Esta semana se nos ha muerto un amigo, un compañero. Y como un trompazo la distancia que nos separaba de él se ha hecho infinita. Ya no es un hasta mañana, o hasta pronto…Se impone en la consciencia la dura realidad de que este hasta… ya no existe. Y es en ese preciso momento cuando se siente la profunda, la radical perdida.
Faltan palabras para difundir la amarga noticia. El vocabulario, a fuerza de repetirse, se ha quedado huérfano de significados. Se expresan frases como: -En paz descanse, o -Que la tierra le sea leve, o – Trasladamos nuestro pésame, o - Te acompaño en el sentimiento, o - Mucho ánimo, lo siento mucho, o - Una gran persona, siento mucho su pérdida, o -Acabo de enterarme de la triste noticia, lamento mucho tu pérdida, o… Sorprende como ninguna de estas frases contiene la totalidad de los sentimientos que genera la triste noticia de la muerte de un ser querido. Es más, cuanto mayor es la intensidad del cariño que se dispensa al difunto más vacías de significado tienen todas estas frases. Porque la intensidad de la pérdida de un ser muy querido y cercano, a los familiares directos, los deja “rotos” y lo que acontece se vive como en una “película” por la que pasan: abrazos, besos, lágrimas, pésames. A pesar de todo, los familiares del finado agradecen el esfuerzo por trasladarles tanto el sentimiento como las intenciones de reconfortarlas de alguna forma en esos graves momentos.
Ha muerto una persona amiga tuya. Ya no volverá a dirigirte la palabra, a devolverte el gesto de complicidad, a estar presente. Y se agolpan recuerdos: de multitud de momentos, de anécdotas, de situaciones en las que fue importante compartir con ella emociones, pensamientos… ¡Tanto, tanto!, que solo se queda en la casi nada del recuerdo que pervive en cada cual.
Con esa muerte cercana quienes siguen viviendo tendrán de nuevo la oportunidad para reconocer la finitud de sus propias vidas, la transitoriedad de esta experiencia vital que, como regalo, la naturaleza otorga. Y podrán repasar su trayectoria, su historia personal, proyectándola hacia un final cierto, inexorable, que aboca a la nada. Esa nada angustia a más de una persona. Y para algunas de ellas la vivencia de su YO, de un EGO rotundo, les impele a encontrar una alternativa configurando creencias sobre un más allá que se supone feliz, pleno, más aún con la promesa de permanencia eterna como conciencia incorpórea o incluso corpórea con una reencarnación anunciada “al fin de los tiempos”.

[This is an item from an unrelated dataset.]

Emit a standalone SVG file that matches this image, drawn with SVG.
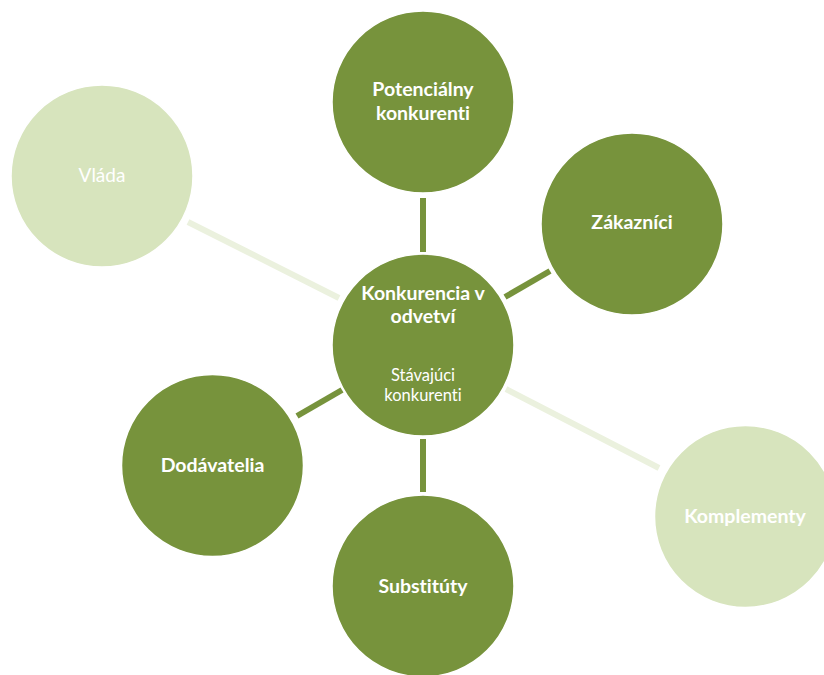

La muerte como elemento esencial de la vida ha sido y seguirá siendo el tema central de todas las religiones. En este tránsito de la materia, desde lo inerte a la consciencia, surge una encrucijada que define la manera de vivir y de asumir la muerte, como una experiencia vital más, o no. Un trayecto lleva a una trascendencia de ese YO más allá de la muerte. El otro se queda en un final sin más contemplaciones. Porque la experiencia vivida ha sido el gran regalo de la madre natura. Tranquiliza enormemente este enfoque ya que nada se espera y tampoco tiene sentido condicionar nada del presente vital a una expectativa de “vida eterna”, pero ese camino supone asumir la angustia de la desaparición, de la contingencia de todo, de la finitud, e incluso la futilidad de los deseos, de las ambiciones, de las ansias. Los legados acaban barridos por el polvo de la historia y más que proyectarse en un futuro cobra un inmenso valor, lo único que realmente vale, el presente.
La muerte, sobre todo de un ser querido, a pesar del dolor, nos sitúa ante la propia vida. Si tiene sentido es porque ayuda a dimensionarla. Tan sólo por eso puede consolar el asumir que hasta con su muerte nuestro amigo nos sigue ayudando a vivir.